My lights flicker when the furnace kicks on. Is that a lighting problem or something bigger?
Flickering when a large load starts is usually a sign of voltage drop, a loose connection somewhere in the circuit, or an overloaded circuit, all of which should be investigated because loose connections are a genuine fire risk. In older Saskatoon homes, lighting and receptacle circuits are often shared and weren’t sized for today’s simultaneous loads. If the flicker is limited to one room or one circuit, the fix is often a tightened termination or a new dedicated circuit in the $200 to $600 range. If it’s whole-house, it may point to a service or panel issue worth discussing with us alongside your electrical panel upgrades options.
Do smart switches work in older Saskatoon homes?
Smart switches work well in homes built from roughly the 1990s onward, where a neutral wire is typically available in the switch box. In many pre-1990s Saskatoon homes, switches were wired with only two conductors, leaving no neutral in the box, which most smart switches require. Some smart switch models are designed for no-neutral installations, but they have limitations and don’t work with every load type. During our site visit we check the wiring configuration at your switch locations before recommending smart controls, so you don’t end up buying switches that won’t function properly in your home.
What warranty covers lighting installation work?

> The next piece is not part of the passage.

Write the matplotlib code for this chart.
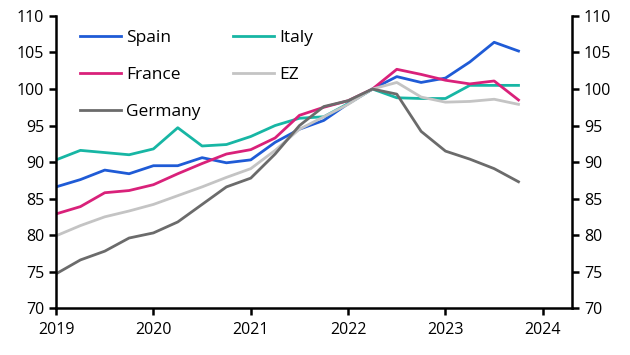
import numpy as np
import matplotlib
matplotlib.use("Agg")
import matplotlib.pyplot as plt

# Quarterly, 2019 Q1 - 2023 Q4 (index, 2022 Q2 = 100)
quarters = np.arange(2019, 2024, 0.25)

spain = [86.6, 87.6, 88.9, 88.4, 89.5, 89.5, 90.6, 89.9, 90.3, 92.7, 94.5, 95.7,
         98.0, 100.0, 101.7, 100.9, 101.5, 103.7, 106.4, 105.2]
italy = [90.3, 91.6, 91.3, 91.0, 91.8, 94.7, 92.2, 92.4, 93.5, 95.0, 96.0, 96.2,
         98.0, 100.0, 98.8, 98.7, 98.7, 100.5, 100.5, 100.5]
france = [82.9, 83.9, 85.8, 86.1, 86.9, 88.4, 89.8, 91.1, 91.7, 93.3, 96.4, 97.5,
          98.4, 100.0, 102.7, 102.0, 101.2, 100.7, 101.1, 98.5]
ez = [79.9, 81.3, 82.5, 83.3, 84.2, 85.4, 86.6, 87.9, 89.1, 91.6, 94.5, 96.2,
      97.9, 100.0, 100.9, 98.9, 98.2, 98.3, 98.6, 97.9]
germany = [74.7, 76.6, 77.8, 79.6, 80.3, 81.8, 84.2, 86.6, 87.8, 91.1, 95.0, 97.6,
           98.4, 100.0, 99.3, 94.2, 91.5, 90.4, 89.1, 87.3]

year_ticks = [2019, 2020, 2021, 2022, 2023, 2024]
y_ticks = [70, 75, 80, 85, 90, 95, 100, 105, 110]

plt.rcParams['font.family'] = ['Open Sans', 'DejaVu Sans']
plt.rcParams['font.size'] = 11.5

fig, ax = plt.subplots(figsize=(6.3, 3.55), dpi=100)
fig.subplots_adjust(left=0.089, right=0.908, top=0.955, bottom=0.132)

lines = {}
lines['Spain'], = ax.plot(quarters, spain, color='#1f5bd6', lw=2)
lines['Italy'], = ax.plot(quarters, italy, color='#17b6a4', lw=2)
lines['France'], = ax.plot(quarters, france, color='#d9217a', lw=2)
lines['EZ'], = ax.plot(quarters, ez, color='#c4c4c4', lw=2)
lines['Germany'], = ax.plot(quarters, germany, color='#6b6b6b', lw=2)

# column-wise fill gives rows: Spain/Italy, France/EZ, Germany
order = ['Spain', 'France', 'Germany', 'Italy', 'EZ']
ax.legend([lines[k] for k in order], order, ncol=2, frameon=False,
          loc='upper left', bbox_to_anchor=(0.016, 1.005), handlelength=2.35,
          handletextpad=0.3, columnspacing=1.9, labelspacing=1.2, fontsize=12.5)

ax.set_xlim(2019, 2024.3)
ax.set_ylim(70, 110)
ax.set_xticks(year_ticks)
ax.set_yticks(y_ticks)

ax.spines['top'].set_visible(False)
for s in ['left', 'right', 'bottom']:
    ax.spines[s].set_linewidth(1.8)
ax.tick_params(axis='both', direction='out', length=5, width=1.8, labelsize=11.5)
ax.tick_params(axis='x', pad=5)
ax.tick_params(axis='y', left=True, right=True, labelleft=True, labelright=True)

fig.savefig('out.png', dpi=100, facecolor='white')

Pro Service Mechanical provides a written warranty on labour for residential lighting work, typically covering installation defects for one year. Fixtures and LED drivers carry manufacturer warranties that range from three to ten years depending on the product; we use quality fixtures and can assist with warranty claims during that period. If you supply your own fixtures, our warranty applies to the labour portion only, since we can’t control fixture quality. Any warranty is conditional on the system being used as intended and not modified after our work is complete; we document the installation clearly so there’s no ambiguity if a question comes up later.